Anti School Prayer Position
Over fifty years of Supreme Court jurisprudence has maintained a "wall of separation between Church and State" based on the principles that public schools may not take sides in matters of religion and may not endorse a particular religious perspective or any religion at all. Opponents of a school prayer amendment believe its passage would breach the Church-State wall and diminish religious liberty in this country. Below are some of the most frequently heard arguments against state-sponsored prayer and responses to arguments by school prayer proponents.
(1) State-Sponsored School Prayer is Unconstitutional
Opponents of a school prayer amendment contend that officially sponsored prayer in public schools undermines the religious freedom clauses of the First Amendment. According to their interpretation, the Establishment Clause proscribes the establishment of religion in general - including religious practices. Since prayer is a religious exercise, state-supported prayer amounts to the establishment of a religious practice and is therefore unconstitutional. Additionally, they believe state-sponsored prayer violates the Free Exercise Clause by exposing students to prayer against their will or forcing them to absent themselves to avoid hearing prayers.

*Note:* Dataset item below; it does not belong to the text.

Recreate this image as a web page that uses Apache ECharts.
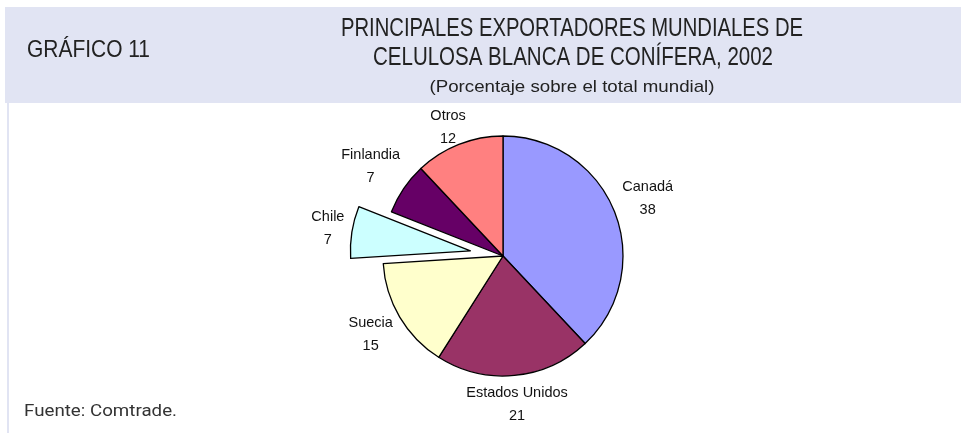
<!DOCTYPE html>
<html>
<head>
<meta charset="utf-8">
<script src="https://cdn.jsdelivr.net/npm/echarts@6/dist/echarts.min.js"></script>
<style>
  html, body { margin: 0; padding: 0; background: #fff; }
  #main { width: 961px; height: 433px; }
</style>
</head>
<body>
<div id="main"></div>
<script>
// Exportadores de celulosa blanca de conífera, 2002 (% del total mundial)
const countries = ['Canadá', 'Estados Unidos', 'Suecia', 'Chile', 'Finlandia', 'Otros'];
const shares = [38, 21, 15, 7, 7, 12];
const colors = ['#9999FF', '#993366', '#FFFFCC', '#CCFFFF', '#660066', '#FF8080'];
const exploded = 'Chile';

// pie geometry
const CX = 503, CY = 256, R = 120, EXPLODE = 33, GAP = 5, PLOT_TOP = 104;

const total = shares.reduce((a, b) => a + b, 0);
const cum = [];
shares.reduce((acc, v, i) => { cum[i] = acc; return acc + v; }, 0);
const bisector = i => {
    const a = (cum[i] + shares[i] / 2) / total * Math.PI * 2;
    return [Math.sin(a), -Math.cos(a)];
};

// exploded slice is drawn by a second pie whose centre is pushed out along its bisector
const ex = countries.indexOf(exploded);
const exCenter = [CX + bisector(ex)[0] * EXPLODE, CY + bisector(ex)[1] * EXPLODE];

// header texts: squeezed horizontally to mimic the narrow face
const ctx = document.createElement('canvas').getContext('2d');
function narrowText(text, font, x, midY, width, align, fill) {
    ctx.font = font;
    const natural = ctx.measureText(text).width;
    return {
        type: 'text',
        x: x, y: midY,
        scaleX: width / natural,
        silent: true,
        style: { text: text, font: font, fill: fill || '#222', align: align || 'center', verticalAlign: 'middle' }
    };
}

// Excel-style: label box pushed out along the slice bisector, kept inside the plot area
function labelLayoutFor(center) {
    return function (p) {
        const [dx, dy] = bisector(p.dataIndex);
        const w = p.labelRect.width, h = p.labelRect.height - 8;
        const r = R + GAP + Math.abs(dx) * w / 2 + Math.abs(dy) * h / 2;
        const y = Math.max(center[1] + dy * r, PLOT_TOP + p.labelRect.height / 2);
        return { x: center[0] + dx * r, y: y, align: 'center', verticalAlign: 'middle' };
    };
}

const hidden = { itemStyle: { color: 'transparent', borderWidth: 0 }, label: { show: false } };

function pieSeries(center, showIndex) {
    return {
        type: 'pie',
        center: center,
        radius: R,
        startAngle: 90,
        clockwise: true,
        silent: true,
        avoidLabelOverlap: false,
        itemStyle: { borderColor: '#000', borderWidth: 1.3 },
        label: {
            show: true,
            position: 'outside',
            formatter: p => p.name + '\n' + p.value,
            fontFamily: '"Liberation Sans", Arial, sans-serif',
            fontSize: 14.5,
            color: '#111',
            lineHeight: 23
        },
        labelLine: { show: false },
        labelLayout: labelLayoutFor(center),
        emphasis: { disabled: true },
        data: countries.map((c, i) => Object.assign(
            { name: c, value: shares[i] },
            showIndex(i) ? { itemStyle: { color: colors[i] } } : hidden
        ))
    };
}

const chart = echarts.init(document.getElementById('main'));

chart.setOption({
    animation: false,
    backgroundColor: '#fff',
    graphic: [
        // header band
        { type: 'rect', shape: { x: 5, y: 7, width: 956, height: 96 }, style: { fill: '#E1E4F3' }, silent: true },
        // left rule
        { type: 'rect', shape: { x: 7, y: 103, width: 2, height: 330 }, style: { fill: '#E1E4F3' }, silent: true },
        narrowText('GRÁFICO 11', '24px "Liberation Sans"', 27, 50, 123, 'left'),
        narrowText('PRINCIPALES EXPORTADORES MUNDIALES DE', '25px "Liberation Sans"', 572, 29, 462),
        narrowText('CELULOSA BLANCA DE CONÍFERA, 2002', '25px "Liberation Sans"', 573, 58.5, 400),
        narrowText('(Porcentaje sobre el total mundial)', '17px "Liberation Sans"', 572, 87, 285),
        narrowText('Fuente: Comtrade.', '17px Roboto', 24, 412, 153, 'left', '#333')
    ],
    series: [
        pieSeries([CX, CY], i => i !== ex),
        pieSeries(exCenter, i => i === ex)
    ]
});
</script>
</body>
</html>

(2) Prayer in School is Already Legal
Contrary to the assertions of school prayer advocates, those opposed to organized school prayer maintain that public schools are not hostile to students' religious expression. The First Amendment guarantees every child the right to pray in school on a voluntary basis. Most religious activity is permitted in public schools, as long as the state plays no role in organizing it, and it does not disrupt the educational mission of the school.
(3) State-Sponsored Prayer Will Lead to Religious Intolerance
Many opponents to a school prayer amendment believe that promoting organized school prayer will endanger religious diversity and breed intolerance. Students of minority religions may feel left out or uncomfortable praying with students of different beliefs. Others may feel pressure to participate or face the disdain of the teachers and peers. Although some school prayer lobbyists have proposed non-denominational prayers, opponents believe it is impossible to compose a prayer that will reflect the religious beliefs of all students. Even non-sectarian prayer infringes upon students who follow no religion.
(4) Moral Decline and School Prayer are Unrelated
Contrary to the assumptions of school prayer supporters, opponents of organized school prayer find no evidence that prayer will improve morality or challenge students to lead ethical lives. Separationists generally attribute the country's social problems to poverty, inequality, and lack of opportunity - issues which they believe should be addressed by serious analysis and sufficient resources, not by classroom prayers. In response to the presumption that the removal of organized prayers from public schools in the 1960s spurred the country's moral decline, opponents are quick to point out that school prayer coexisted with the Jim Crow laws of the South, the official discrimination against women in education and employment, and the discrimination against minorities in political, cultural, and social institutions.